The intelligence firms’ blog post said the recovery of the funds, which were stolen by the Lazarus Group, a North Korean hacking group tied to multiple crypto thefts, saw the combined effort of U.S. law enforcement and cryptocurrency organizations, including Chainalysis.
The recovered amount constitutes only a small fraction of the over $600 million plundered by the Lazarus Group in March from Ronin Network, a sidechain built for the Axie Infinity game. The current value of the stolen funds equate to $250 million, accounting for price differences between time stolen and seized, and it will take some time for the seized funds to be returned to the U.S. Treasury, said Ronin.
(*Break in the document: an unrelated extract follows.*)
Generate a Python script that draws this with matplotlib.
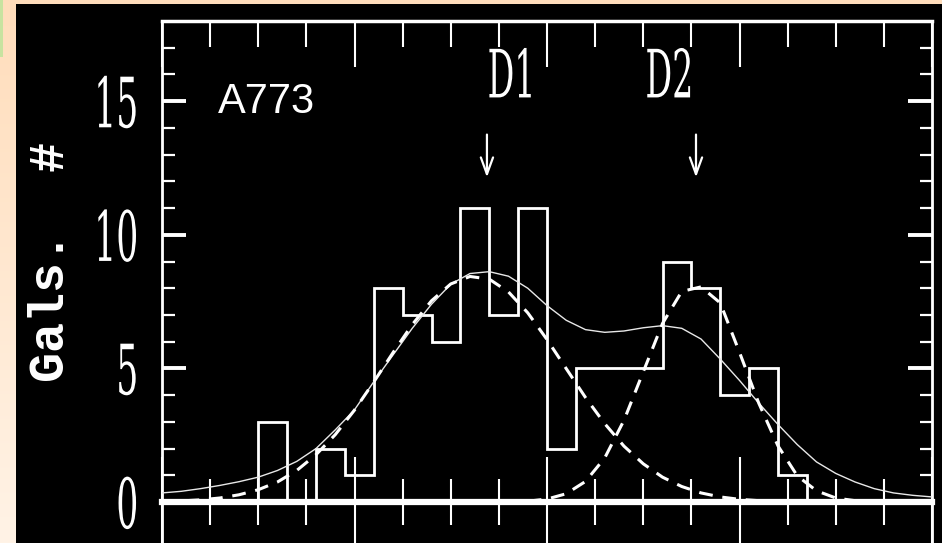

Many of the hackers’ proceeds from last spring’s heist was laundered through cryptocurrency mixer Tornado Cash - a service that mixes virtual currencies by pooling funds together and then redistributing them to contributors, which mystifies the trail of transfers, making the origin or destination of the money difficult to track.
The U.S. Treasury Department sanctioned Tornado Cash just last month for its role in laundering over $455 million worth of cryptocurrency stolen from Axie Infinity. According to the US Department of the Treasury, “mixers like Tornado are commonly used by illicit actors to launder funds, especially those stolen during significant heists.”
The blacklisting was seen as an overstep by some Tornado Cash users who saw the mixer as a neutral tool and used it for financial privacy. Just last week crypto exchange Coinbase said it was funding a lawsuit against the U.S. Treasury Department to block government sanctions that bar Americans from Tornado Cash.
Tornado Cash is not the only mixer to be sanctioned by the U.S. Authorities over the heist. In May, the U.S. Treasury Department placed Blender, another cryptocurrency mixer, in the blacklist, for having handled over $20.5 million in cryptocurrency stolen from Axie Infinity by Lazarus Group.
According to the Treasury Department’s May 2022 statement sanctioning Blender, the U.S. fears North Korea uses the proceeds laundered from cyber heists to “generate revenue for its unlawful weapons of mass destruction (WMD) and ballistic missile programs.”
Chainanalysis estimated that so far in 2022, “North Korea-linked groups have stolen approximately $1 billion of cryptocurrency from DeFi protocols,” referring to decentralized finance, an umbrella term for peer-to-peer financial services on public blockchains.
This is not the first time the U.S. has retrieved money stolen by Pyongyang-backed hackers since the beginning of the year. In July, they seized approximately half a million dollars worth of cryptocurrency from North Korean hackers that targeted healthcare providers.